- **What the task asks**:
How many lines in the listing below include the word "matplotlib"? Answer with the number and nothing else.

- **Source material**:
------------------------------
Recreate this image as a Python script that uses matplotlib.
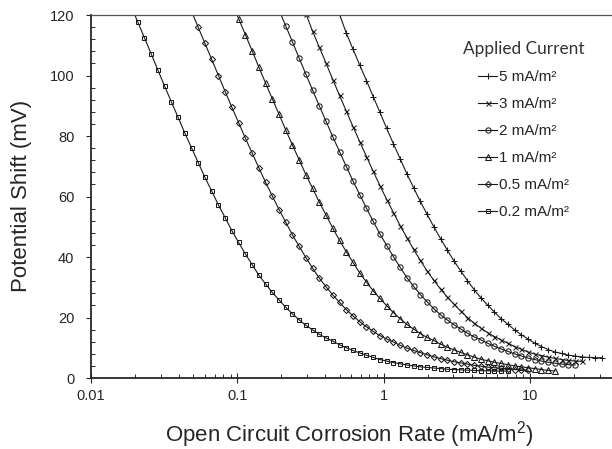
import matplotlib
matplotlib.use('Agg')
import matplotlib.pyplot as plt
from matplotlib.ticker import FixedLocator, MultipleLocator, LogLocator, NullFormatter
from matplotlib.font_manager import FontProperties

plt.rcParams['font.family'] = ['Liberation Sans', 'DejaVu Sans']
plt.rcParams['mathtext.fontset'] = 'custom'
plt.rcParams['mathtext.rm'] = 'Liberation Sans'

# open circuit corrosion rate (mA/m2), common grid for all curves
x_grid = [0.01875, 0.02084, 0.02317, 0.02576, 0.02864, 0.03184, 0.03540, 0.03936,
          0.04375, 0.04864, 0.05408, 0.06012, 0.06683, 0.07430, 0.08260, 0.09183,
          0.1021, 0.1135, 0.1262, 0.1403, 0.1560, 0.1734, 0.1928, 0.2143, 0.2382,
          0.2649, 0.2944, 0.3273, 0.3639, 0.4046, 0.4498, 0.5000, 0.5559, 0.6180,
          0.6871, 0.7638, 0.8492, 0.9441, 1.050, 1.167, 1.297, 1.442, 1.603, 1.782,
          1.982, 2.203, 2.449, 2.723, 3.027, 3.365, 3.741, 4.159, 4.624, 5.140,
          5.715, 6.353, 7.063, 7.852, 8.730, 9.705, 10.79, 11.99, 13.34, 14.83,
          16.48, 18.32, 20.37, 22.65, 25.18, 27.99, 31.12]

# potential shift (mV) per applied current, starting at the given grid index
shift_5 = [120.2, 114.0, 108.7, 103.4, 98.3, 93.0, 87.8, 82.5, 77.4, 72.5, 67.5,
           62.9, 58.4, 54.1, 50.0, 46.1, 42.3, 38.7, 35.4, 32.2, 29.2, 26.5, 24.1,
           21.8, 19.6, 17.8, 15.9, 14.3, 12.9, 11.5, 10.4, 9.4, 8.6, 8.1, 7.55,
           7.25, 6.97, 6.8, 6.7, 6.7]
shift_3 = [120.4, 114.6, 109.3, 104.0, 98.6, 93.4, 88.2, 83.1, 78.1, 73.2, 68.3,
           63.6, 59.0, 54.7, 50.4, 46.4, 42.5, 38.9, 35.4, 32.3, 29.4, 26.8, 24.4,
           22.1, 20.0, 18.1, 16.5, 15.0, 13.7, 12.6, 11.5, 10.4, 9.5, 8.6, 7.9,
           7.4, 6.9, 6.5, 6.1, 5.8, 5.6, 5.5]
shift_2 = [121.6, 116.4, 111.1, 105.7, 100.4, 95.1, 89.9, 84.8, 79.7, 74.8, 69.9,
           65.1, 60.6, 56.1, 51.8, 47.6, 43.8, 40.1, 36.6, 33.2, 30.3, 27.6, 25.2,
           22.9, 20.9, 19.2, 17.6, 16.2, 14.8, 13.6, 12.6, 11.5, 10.5, 9.6, 8.8,
           8.0, 7.3, 6.6, 6.1, 5.6, 5.2, 4.9, 4.6, 4.4, 4.3]
shift_1 = [124.0, 118.8, 113.5, 108.2, 102.8, 97.5, 92.3, 87.2, 82.0, 77.0, 72.1,
           67.2, 62.7, 58.1, 53.8, 49.5, 45.5, 41.7, 38.2, 34.7, 31.7, 28.8, 26.3,
           23.9, 21.6, 19.6, 17.7, 16.2, 14.7, 13.4, 12.4, 11.2, 10.2, 9.3, 8.45,
           7.65, 6.9, 6.2, 5.7, 5.2, 4.8, 4.4, 4.0, 3.7, 3.4, 3.1, 2.8, 2.5, 2.3]
shift_05 = [121.2, 115.9, 110.6, 105.3, 100.0, 94.7, 89.5, 84.4, 79.3, 74.4, 69.5,
            64.7, 60.2, 55.7, 51.5, 47.3, 43.5, 39.8, 36.3, 33.0, 30.1, 27.4, 25.0,
            22.6, 20.5, 18.6, 16.9, 15.4, 14.0, 12.9, 11.9, 10.8, 9.9, 9.1, 8.4,
            7.7, 7.0, 6.4, 5.9, 5.4, 5.0, 4.6, 4.2, 3.9, 3.6, 3.4, 3.2, 3.0, 2.8,
            2.7, 2.6]
shift_02 = [123.0, 117.8, 112.5, 107.2, 101.8, 96.5, 91.3, 86.2, 81.0, 76.1, 71.2,
            66.3, 61.8, 57.2, 53.0, 48.7, 44.8, 41.0, 37.5, 34.0, 31.1, 28.3, 25.8,
            23.4, 21.2, 19.2, 17.4, 15.9, 14.4, 13.2, 12.2, 11.0, 10.0, 9.1, 8.3,
            7.5, 6.8, 6.1, 5.6, 5.1, 4.7, 4.3, 4.0, 3.7, 3.5, 3.3, 3.1, 2.9, 2.8,
            2.7, 2.6, 2.5, 2.4, 2.4, 2.3, 2.3, 2.3]

labels = ['5 mA/m²', '3 mA/m²', '2 mA/m²', '1 mA/m²', '0.5 mA/m²', '0.2 mA/m²']
starts = [31, 26, 22, 15, 9, 0]
curves = [shift_5, shift_3, shift_2, shift_1, shift_05, shift_02]
markers = ['+', 'x', 'o', '^', 'D', 's']
msizes = [4.6, 3.6, 3.8, 3.9, 3.1, 3.4]

xticks = [0.01, 0.1, 1, 10]
xtick_labels = ['0.01', '0.1', '1', '10']

fig = plt.figure(figsize=(6.12, 4.49), dpi=100)
ax = fig.add_axes([91/612, 1 - 378/449, 521/612, 363/449])

for lab, st, yv, mk, ms in zip(labels, starts, curves, markers, msizes):
    xv = x_grid[st:st + len(yv)]
    ax.plot(xv, yv, color='#1a1a1a', lw=0.8, marker=mk, ms=ms, mew=0.75,
            mfc='none', mec='#1a1a1a', label=lab)

ax.set_xscale('log')
ax.set_xlim(0.01, 36.4)
ax.set_ylim(0, 120)

ax.xaxis.set_major_locator(FixedLocator(xticks))
ax.set_xticklabels(xtick_labels)
ax.xaxis.set_minor_locator(LogLocator(base=10, subs=range(2, 10)))
ax.xaxis.set_minor_formatter(NullFormatter())
ax.yaxis.set_major_locator(MultipleLocator(20))
ax.yaxis.set_minor_locator(MultipleLocator(4))

ax.tick_params(axis='x', which='major', direction='inout', length=6.5, width=0.8,
               pad=5, labelsize=10.5, colors='#262626')
ax.tick_params(axis='y', which='major', direction='out', length=3.4, width=0.8,
               pad=8.5, labelsize=10.5, colors='#262626')
ax.tick_params(which='minor', direction='in', length=3, width=0.7, color='#262626')

for side in ['left', 'bottom']:
    ax.spines[side].set_linewidth(1.3)
    ax.spines[side].set_color('#262626')
ax.spines['top'].set_linewidth(0.9)
ax.spines['top'].set_color('#555555')
ax.spines['right'].set_visible(False)

fig.text(22/612, 1 - 196/449, 'Potential Shift (mV)', rotation=90, ha='center',
         va='center', fontsize=16, color='#262626')
fig.text(349/612, 1 - 441.5/449, r'Open Circuit Corrosion Rate (mA/m$\mathregular{^2}$)',
         ha='center', va='baseline', fontsize=16, color='#262626')

leg = ax.legend(title='Applied Current', frameon=False, loc='upper left',
                bbox_to_anchor=(463/612, 1 - 41/449), bbox_transform=fig.transFigure,
                prop=FontProperties(family='Liberation Sans', size=11),
                title_fontproperties=FontProperties(family='Lato', size=12.4),
                borderpad=0, borderaxespad=0, handlelength=1.24, handletextpad=0.15,
                labelspacing=0.85)
for t in leg.get_texts():
    t.set_color('#262626')
leg.get_title().set_color('#333333')

fig.savefig('out.png', dpi=100)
------------------------------
- **Exercise output**:
6